Dermatology dataset is used to train a backprop network here. Dermatology dataset is 6 class data. No of Attributes = 33 Class 0: Psoriasis- A condition in which skin cells build up and form scales and itchy patches. Class 1: seboreic dermatitis- A skin condition that causes scaly patches and red skin. Class 2: lichen planus- An inflammatory condition of the skin and mucous membranes. Class 3: pityriasis rosea- A skin rash that sometimes begins as a large spot on the chest, belly, or back followed by a pattern of smaller lesions. Class 4: cronic dermatitis- a rapidly evolving red rash which may be blistered and swollen. Class 5: pityriasis rubra pilaris- a group of rare skin disorders that present with reddish-orange coloured scaling patches with well-defined borders
- Adapting the output of the network: Outputs of the network are changed and appropriately scaled
- Minimization of the misclassification costs: The misclassification costs can also be taken in account by changing the error function that is being minimized. Instead of minimizing the squared error, the backpropagation learning procedure should minimize the misclassification costs.

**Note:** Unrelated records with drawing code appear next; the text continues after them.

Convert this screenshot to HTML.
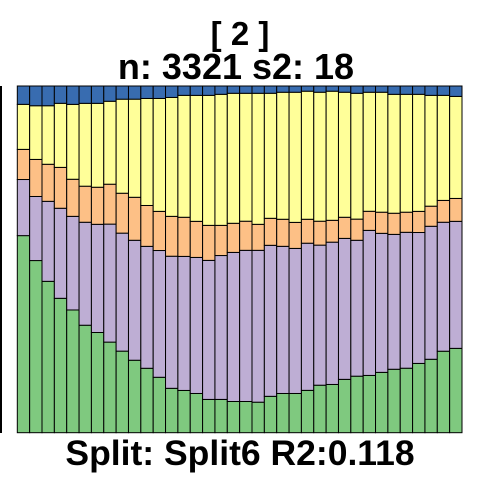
<!DOCTYPE html>
<html><head><meta charset="utf-8"><style>
body{margin:0;background:#fff;width:480px;height:480px;overflow:hidden;font-family:"Liberation Sans",sans-serif}
svg{display:block}
</style></head><body>
<svg id="chart" width="480" height="480" xmlns="http://www.w3.org/2000/svg">
<text x="240" y="45" text-anchor="middle" font-family="Liberation Sans, sans-serif" font-weight="bold" font-size="33">[ 2 ]</text>
<text x="236" y="79" text-anchor="middle" font-family="Liberation Sans, sans-serif" font-weight="bold" font-size="36">n: 3321 s2: 18</text>
<text x="240" y="465" text-anchor="middle" font-family="Liberation Sans, sans-serif" font-weight="bold" font-size="35.5">Split: Split6 R2:0.118</text>
<line x1="1" y1="86" x2="1" y2="433" stroke="#000" stroke-width="2"/>
<g id="bars"></g>
</svg>
<script>
const green=[56.9,49.7,43.7,38.8,35.4,31.0,28.9,26.1,23.5,20.9,18.6,16.0,12.8,12.2,11.3,9.6,9.6,9.0,9.0,8.8,10.5,11.3,11.3,12.2,13.7,13.9,15.4,16.3,16.5,17.4,18.3,18.6,20.0,21.2,23.5,24.3];
const purple=[16.2,18.5,23.1,26.0,27.0,29.7,31.2,34.0,34.0,34.6,35.2,36.6,38.1,38.7,39.2,40.1,41.5,43.0,43.6,43.8,43.6,42.4,41.8,42.4,40.4,41.0,40.7,39.2,41.8,40.1,38.9,39.2,37.8,38.4,37.2,36.6];
const orange=[8.7,10.7,10.7,11.8,10.7,10.4,10.7,11.5,11.5,12.4,11.8,11.3,11.5,11.3,10.4,10.1,8.7,8.4,8.4,7.5,7.8,7.8,7.5,6.9,6.9,6.3,6.1,6.1,5.5,6.1,6.1,5.8,6.1,5.8,6.3,6.6];
const yellow=[13.0,15.5,16.9,18.5,21.6,23.9,24.2,23.9,27.1,28.3,30.9,32.6,34.3,35.2,36.3,37.5,37.8,37.5,36.9,37.8,36.1,36.6,37.5,36.9,37.2,37.2,36.1,36.3,34.3,34.6,34.3,34.0,33.8,32.0,30.3,29.4];
const blue=[5.3,5.7,5.7,5.0,5.3,5.0,5.0,4.4,3.8,3.8,3.6,3.6,3.3,2.7,2.7,2.7,2.4,2.1,2.1,2.1,2.1,1.8,1.8,1.5,1.8,1.5,1.8,2.1,1.8,1.8,2.4,2.4,2.4,2.7,2.7,3.0];
const seriesNames=["green","purple","orange","yellow","blue"];
const seriesColors=["#7fc97f","#beaed4","#fdc086","#ffff99","#386cb0"];
const series=[green,purple,orange,yellow,blue];
const X0=17.3,X1=462,Y0=86,Y1=432.7;
const n=green.length;
const bw=(X1-X0)/n;
const xs=i=>X0+i*bw;
const ys=f=>Y1-f*(Y1-Y0);
const g=document.getElementById('bars');
const NS="http://www.w3.org/2000/svg";
for(let i=0;i<n;i++){
  const tot=series.reduce((s,a)=>s+a[i],0);
  let cum=0;
  for(let k=0;k<series.length;k++){
    const v=series[k][i]/tot;
    const r=document.createElementNS(NS,'rect');
    r.setAttribute('x',xs(i));
    r.setAttribute('width',bw);
    r.setAttribute('y',ys(cum+v));
    r.setAttribute('height',ys(cum)-ys(cum+v));
    r.setAttribute('fill',seriesColors[k]);
    r.setAttribute('stroke','#000');
    r.setAttribute('stroke-width','1');
    
    
    g.appendChild(r);
    cum+=v;
  }
}
</script>
</body></html>
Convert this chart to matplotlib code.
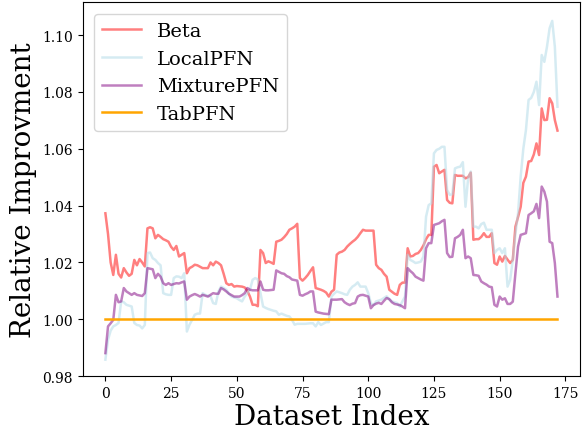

- Adapting the learning rate: The idea of this approach is that the high cost examples (that is, examples that belong to classes with high expected misclassification costs) can be compensated for by increasing their prevalence in the learning set. In neural network this can be implemented by increasing learning rate for high cost examples, thus giving them greater impact on the weight changes. To ensure the convergence of the modified backpropagation procedure, the corrected learning rate should also be accordingly
In this implementation, I have used Adapting the learning rate method. According to classes a Symmetric and Asymmetric Cost matrix is created as mentioned below:
Here in symmetric cost matrix cost for misclassification is reduces for the classes they are close to each other and cost increased for classes which has big difference. Asymmetric cost matrix has random cost assigned. Normal cost matrix has one cost for each pair of misclassification Misclassification cost is applied in the form of learning rate increase (by constant value c). Ex: for Symmetric cost metrix Expected class 1 predict 0, new learning rate will be l_rate + 0.3C Expected class 1 predict 4, new learning rate will be l_rate + 0.9C Expected class 1 predict 5, new learning rate will be l_rate + 1.2*C In execution l_rate is 0.5 and C is 0.2 Same rule applied for Asymmetric cost matrix
- Read Both training and test datasets
- Convert data from both dataset to proper format (Attributes to Float, Class value column to Int)
- Normalize datasets: In this dataset Attribute value vary at large scale so to reduce efforts required to train network I normalized dataset.
- Create initial network for both the cases.
- Train network with consideration of Symmetric cost during error propagation, Test trained network (Modified algorithm run)
- Train network with consideration of Asymmetric cost during error propagation, Test trained network (Modified algorithm run)
- Train network without consideration of cost during error propagation, Test trained network
(Here in symmetric and asymmetric cost matrix some misclassification class pair has less value and some has more value. The class which are related (close class 0 -1) has less misclassification cost compare to value in Normal matrix. And further classes (big difference in attributes class 0 – 5) have higher misclassification cost)
As you can see in above when we apply cost matrix in training and then test the network we get slightly more accuracy on all the cases. Apart from accuracy total misclassification cost is also decreased in most of the runs. Also, whether its symmetric cost matrix or asymmetric cost matrix, we get improvement in accuracy and total misclassification cost. In some runs we get significant improvement in total misclassification cost as highlighted in above table. Conclusion: Algorithm is modified to minimize the costs of the errors made. Experiment shows that including misclassification cost in the form of learning rate while training backpropagation algorithm will slightly improve accuracy and improvement in total misclassification cost. There are multiple ways to include misclassification cost and this result may vary depending how you apply that.
Modification is done in such a way that the behavior of the modified algorithm remains same to that of the original backpropagation algorithm. This result will depend on problem dataset you are using and also how you initialize the network in first step.